American president Donald Trump. Photo credit: Gage Skidmore/Flickr/CC

Nevertheless, few in Taiwan seem to have seen parallels with events in Syria. American actions in the Middle East are not perceived within the same framework as American actions in the Asia Pacific. Few seem to consciously realize that America’s treatment of its allies in the Middle East could be its treatment of its allies in the Asia Pacific and that the same global geopolitical calculus is at work behind the decision to support or withdraw from Syria or to step up or withdraw support for Taiwan.

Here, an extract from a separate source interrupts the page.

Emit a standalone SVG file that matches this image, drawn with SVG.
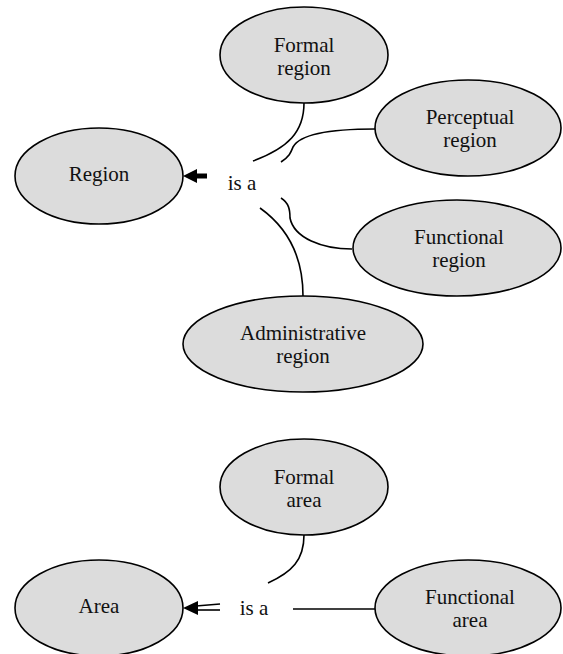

That being said, one generally expects the idealization of America in Taiwan to continue. Many continue to see the Trump administration in a rose-tinted lens, hanging onto the wishful belief that the Trump administration’s support for Taiwan has been consistent, and failing to note, for example, that Trump recently offered to table Hong Kong as a political issue during economic negotiations with Chinese president Xi Jinping. And, whether Trump or any other American leader, idealization persists regarding American support of Taiwan, with little awareness of the hazards of over-reliance on America, of America’s support for a number of authoritarian regimes, or of America’s long history of throwing its allies under the bus when convenient.